Viviana Usubiaga, especialista en arte contemporáneo, recuperó los textos de este debate olvidado en los sótanos de la Biblioteca Nacional. En 2010, Rafael Spregelburd los convirtió en la obra de teatro Apátrida, 200 años y unos meses.
Lo que revela la impresionante obra de Spregelburd es la vigencia de muchas de las preguntas: quiénes deciden a qué llamamos patria, qué elementos conforman un Estado, qué es la autonomía a nivel simbólico. “Schiaffino es el primero en advertir que hasta que no exista circulación interna y una carga simbólica libre de los imperios no habrá un Estado con autonomía. Los modelos de belleza siguen viniendo de Europa”, apuntó el director.
Y entonces, el Museo
Cinco años después del duelo, un decreto de José Evaristo Uriburu ordenó la creación de un Museo de Bellas Artes. El liderazgo de Schiaffino era tan indiscutido que cuando el presidente pidió al Ateneo una terna de la que debía surgir el nombre del futuro director, todos ofrecieron uno solo, el suyo.

Acaso la fecha elegida para la inauguración expresara un desafío. Porque el Museo de Bellas Artes abrió sus puertas en la Navidad de 1896, un día que se supone destinado al recogimiento familiar y a la celebración religiosa. El decreto de Uriburu había justificado la creación para que cumpliera una “función pedagógica”, por la necesidad de dotar a las obras donadas por varios coleccionistas “de un lugar apropiado para su conservación y cuidado” y “para proporcionar al naciente arte nacional la institución oficial a la que tiene derecho”.
La primera sede tenía solo cinco salas en las afrancesadas tiendas Le Bon Marché –mercería y joyas–, sobre la calle Florida, en el mismo edificio que hoy ocupan las Galerías Pacífico. Funcionaban allí otros núcleos de la cultura porteña: el Ateneo de Buenos Aires; la Colmena –un poco más conservadora– y varias bibliotecas y talleres.

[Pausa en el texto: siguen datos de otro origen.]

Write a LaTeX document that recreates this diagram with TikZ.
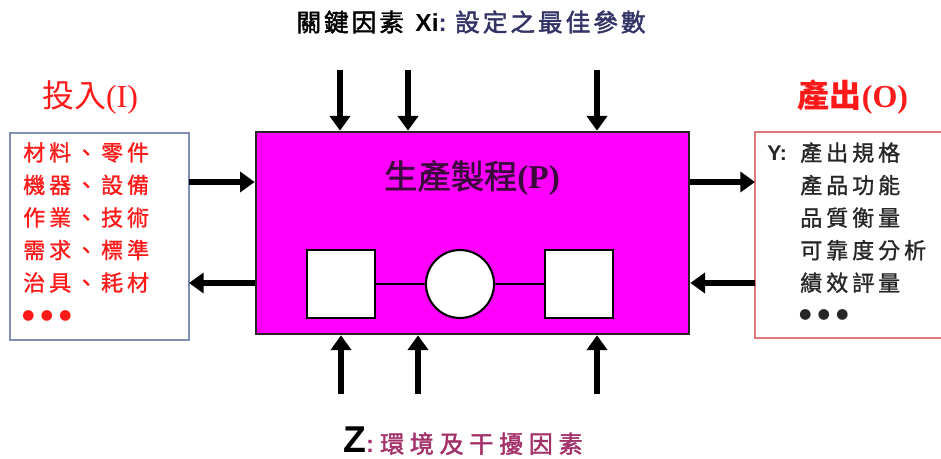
\documentclass[tikz,border=0pt]{standalone}
\usepackage{fontspec}
\setmainfont{Liberation Serif}
\setsansfont{Liberation Sans}
\newfontfamily\cjk{Noto Sans CJK TC}
\usetikzlibrary{arrows.meta}
\definecolor{inred}{HTML}{FF1A1A}
\definecolor{navy}{HTML}{333366}
\definecolor{maroon}{HTML}{A3316A}
\definecolor{lbord}{HTML}{7F8FB5}
\definecolor{rbord}{HTML}{E07A7A}
\definecolor{procfill}{HTML}{FF00FF}
\definecolor{ptitle}{HTML}{3A0A3A}
\begin{document}
\begin{tikzpicture}[x=0.75pt,y=-0.75pt,
  arr/.style={line width=4.2pt,-{Triangle[length=11pt,width=15pt]}},
  blk/.style={draw=black,line width=1.6pt,fill=white,minimum size=51pt,inner sep=0pt},
  lst/.style={align=left,anchor=north west,inner sep=0pt,font=\cjk\fontsize{16.5pt}{24.4pt}\selectfont\addfontfeature{LetterSpace=18,FakeBold=1.2}},
  dots/.style={font=\cjk\fontsize{9pt}{10pt}\selectfont\addfontfeature{LetterSpace=55}}
]
\useasboundingbox (0,0) rectangle (941,459);
% main process box
\node[draw=black!85,line width=2pt,fill=procfill,minimum width=433*0.75pt,minimum height=202*0.75pt,inner sep=0pt] (P) at (472.5,233) {};
\node[text=ptitle,font=\fontsize{25pt}{28pt}\selectfont] (Pt) at (472,178) {{\cjk\addfontfeature{FakeBold=1.5}生產製程}\textbf{(P)}};
\node[blk,rectangle] (s1) at (341,284) {};
\node[blk,circle] (c1) at (460,284) {};
\node[blk,rectangle] (s2) at (579,284) {};
\draw[line width=1.6pt] (s1) -- (c1) -- (s2);
% top label and arrows
\node[font=\fontsize{18.5pt}{20pt}\selectfont] (top) at (471,22) {{\cjk\addfontfeature{LetterSpace=12,FakeBold=1.8}關鍵因素 }\textbf{\sffamily Xi}\textcolor{navy}{\textbf{\sffamily :} {\cjk\addfontfeature{LetterSpace=12,FakeBold=1.8}設定之最佳參數}}};
\coordinate (t1) at (340,70);
\coordinate (t2) at (408,70);
\coordinate (t3) at (597,70);
\draw[arr] (t1) -- (P.north -| t1);
\draw[arr] (t2) -- (P.north -| t2);
\draw[arr] (t3) -- (P.north -| t3);
% bottom label and arrows
\node[font=\fontsize{18pt}{20pt}\selectfont] (bot) at (463,441) {\textbf{\sffamily\fontsize{28pt}{28pt}\selectfont Z}\textcolor{maroon}{\textbf{\sffamily :} {\cjk\addfontfeature{LetterSpace=24,FakeBold=1.8}環境及干擾因素}}};
\coordinate (b1) at (341,394);
\coordinate (b2) at (418,394);
\coordinate (b3) at (597,394);
\draw[arr] (b1) -- (P.south -| b1);
\draw[arr] (b2) -- (P.south -| b2);
\draw[arr] (b3) -- (P.south -| b3);
% input box
\node[text=inred,font=\fontsize{24pt}{26pt}\selectfont] (Lt) at (90,97) {{\cjk 投入}(I)};
\node[draw=lbord,line width=0.9pt,minimum width=179*0.75pt,minimum height=207*0.75pt,inner sep=0pt] (L) at (99.5,236.5) {};
\node[lst,text=inred] (Ltx) at (23,142) {材料、零件\\機器、設備\\作業、技術\\需求、標準\\治具、耗材};
\node[dots,text=inred,anchor=west,inner sep=0pt] (Ld) at (22,316) {●●●};
\coordinate (li) at (189,182);
\coordinate (lo) at (189,283);
\draw[arr] (li) -- (P.west |- li);
\draw[arr] (P.west |- lo) -- (lo);
% output box
\node[text=inred,font=\fontsize{24pt}{26pt}\selectfont\bfseries] (Rt) at (853,97) {{\cjk 產出}(O)};
\node[draw=rbord,line width=0.9pt,minimum width=200*0.75pt,minimum height=206*0.75pt,inner sep=0pt] (R) at (855,235) {};
\node[font=\sffamily\bfseries\fontsize{16pt}{18pt}\selectfont,anchor=west,inner sep=0pt,text=black!85] (Ry) at (767,153) {Y:};
\node[lst,text=black!85] (Rtx) at (800,142) {產出規格\\產品功能\\品質衡量\\可靠度分析\\績效評量};
\node[dots,text=black!85,anchor=west,inner sep=0pt] (Rd) at (799,315) {●●●};
\coordinate (ro) at (755,182);
\coordinate (ri) at (755,283);
\draw[arr] (P.east |- ro) -- (ro);
\draw[arr] (ri) -- (P.east |- ri);
\end{tikzpicture}
\end{document}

La gestión del director fue luminosa: unos meses después de la inauguración, Schiaffino publicó el catálogo con las 163 obras de escuela española, francesa, italiana, flamenca y argentina que integraban la colección fundacional. Hacia 1910 ya contaba en la colección con piezas de Goya, Edgar Degas y Renoir. En quince años, y a pesar de lo exiguo de los recursos, se había aumentado más de veinte veces el patrimonio (de 159 a 3.745 obras) y se había expandido a veintidós salas.

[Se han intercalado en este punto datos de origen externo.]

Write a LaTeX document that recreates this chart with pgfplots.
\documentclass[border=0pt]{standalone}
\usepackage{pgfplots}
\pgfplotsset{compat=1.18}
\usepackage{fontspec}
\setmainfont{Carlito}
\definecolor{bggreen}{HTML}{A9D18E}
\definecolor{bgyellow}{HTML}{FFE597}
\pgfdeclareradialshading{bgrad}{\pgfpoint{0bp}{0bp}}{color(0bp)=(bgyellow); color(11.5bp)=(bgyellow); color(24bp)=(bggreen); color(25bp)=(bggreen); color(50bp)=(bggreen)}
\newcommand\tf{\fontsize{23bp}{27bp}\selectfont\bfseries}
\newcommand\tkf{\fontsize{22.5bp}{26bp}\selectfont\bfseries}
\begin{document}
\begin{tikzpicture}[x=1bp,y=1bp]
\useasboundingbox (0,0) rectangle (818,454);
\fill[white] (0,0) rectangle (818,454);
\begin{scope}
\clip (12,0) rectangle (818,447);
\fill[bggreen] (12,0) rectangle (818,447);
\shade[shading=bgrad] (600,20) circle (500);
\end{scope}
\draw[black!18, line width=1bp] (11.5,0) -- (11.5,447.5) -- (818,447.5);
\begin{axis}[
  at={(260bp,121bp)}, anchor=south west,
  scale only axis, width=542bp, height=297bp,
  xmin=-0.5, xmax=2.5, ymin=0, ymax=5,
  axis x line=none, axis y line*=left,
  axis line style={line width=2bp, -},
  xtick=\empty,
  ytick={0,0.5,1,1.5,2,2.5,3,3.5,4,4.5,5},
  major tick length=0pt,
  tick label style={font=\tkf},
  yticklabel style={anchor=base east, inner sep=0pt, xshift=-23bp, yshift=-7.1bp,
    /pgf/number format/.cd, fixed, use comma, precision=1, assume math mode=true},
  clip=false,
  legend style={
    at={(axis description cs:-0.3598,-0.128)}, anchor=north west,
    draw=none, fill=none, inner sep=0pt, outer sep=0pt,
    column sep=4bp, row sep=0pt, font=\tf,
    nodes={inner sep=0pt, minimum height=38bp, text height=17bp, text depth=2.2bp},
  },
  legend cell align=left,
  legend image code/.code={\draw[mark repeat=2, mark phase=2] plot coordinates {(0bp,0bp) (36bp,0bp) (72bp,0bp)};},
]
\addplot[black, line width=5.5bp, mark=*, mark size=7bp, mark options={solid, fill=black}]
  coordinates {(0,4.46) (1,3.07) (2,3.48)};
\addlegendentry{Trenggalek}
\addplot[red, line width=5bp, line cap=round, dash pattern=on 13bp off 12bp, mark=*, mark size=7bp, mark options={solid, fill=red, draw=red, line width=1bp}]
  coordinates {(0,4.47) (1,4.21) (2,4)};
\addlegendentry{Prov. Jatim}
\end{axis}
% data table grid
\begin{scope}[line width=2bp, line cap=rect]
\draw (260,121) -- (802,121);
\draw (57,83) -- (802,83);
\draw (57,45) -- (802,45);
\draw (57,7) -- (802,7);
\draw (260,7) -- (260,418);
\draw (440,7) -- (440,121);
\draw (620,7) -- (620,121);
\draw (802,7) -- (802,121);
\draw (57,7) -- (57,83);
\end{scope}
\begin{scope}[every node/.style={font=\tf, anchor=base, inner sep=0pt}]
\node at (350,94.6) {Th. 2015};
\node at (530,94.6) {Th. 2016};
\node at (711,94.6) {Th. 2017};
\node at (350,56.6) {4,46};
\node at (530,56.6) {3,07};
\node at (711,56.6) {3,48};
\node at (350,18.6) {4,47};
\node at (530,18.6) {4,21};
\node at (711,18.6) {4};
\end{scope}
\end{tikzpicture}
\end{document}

No se quedaría ahí el museo, sin embargo. Tras un paso por el Pabellón Argentino, que había representado al país en la Exposición Universal de París de 1889 –una construcción amplia, de hierro y vitrales, poco adecuada para albergar las obras– el Museo fue a parar… a la antigua Casa de Bombas. En 1933 ese, el edificio desde donde se había provisto agua a la ciudad por décadas, fue designado para albergar el arte indeleble.

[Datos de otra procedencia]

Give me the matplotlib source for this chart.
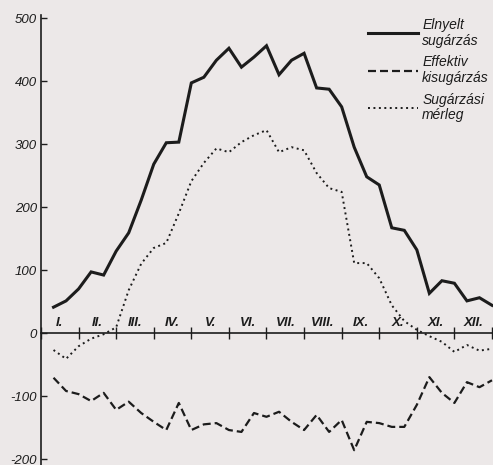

El arquitecto Alejandro Bustillo adaptó al edificio a las tendencias contemporáneas de la museología. Las salas atestadas fueron reemplazadas por espacios austeros, de paredes lisas y claras, e iluminación tenue. La renovación incluyó un nuevo gabinete de dibujos y grabados, aportes científicos en el taller de restauración –que había sido creado en 1911– y una biblioteca pública actualizada de artes visuales, que en la actualidad es la mayor en su tipo de Latinoamérica. Durante esos años, se incorporaron, entre otras piezas, Mujer del mar, de Paul Gauguin, Le Moulin de la Galette, de Vincent van Gogh, y Jesús en el huerto de los Olivos, de El Greco.
No sería, claro, el último rediseño: la historia no para.
¿Existe un arte nacional? ¿Lo hay en una nación joven? Tal vez la pregunta siga siendo productiva. ¿Hace diferencia un Estado comprometido con la cultura, el arte, los artistas? Si la historia enseña, la respuesta cumple 126 años.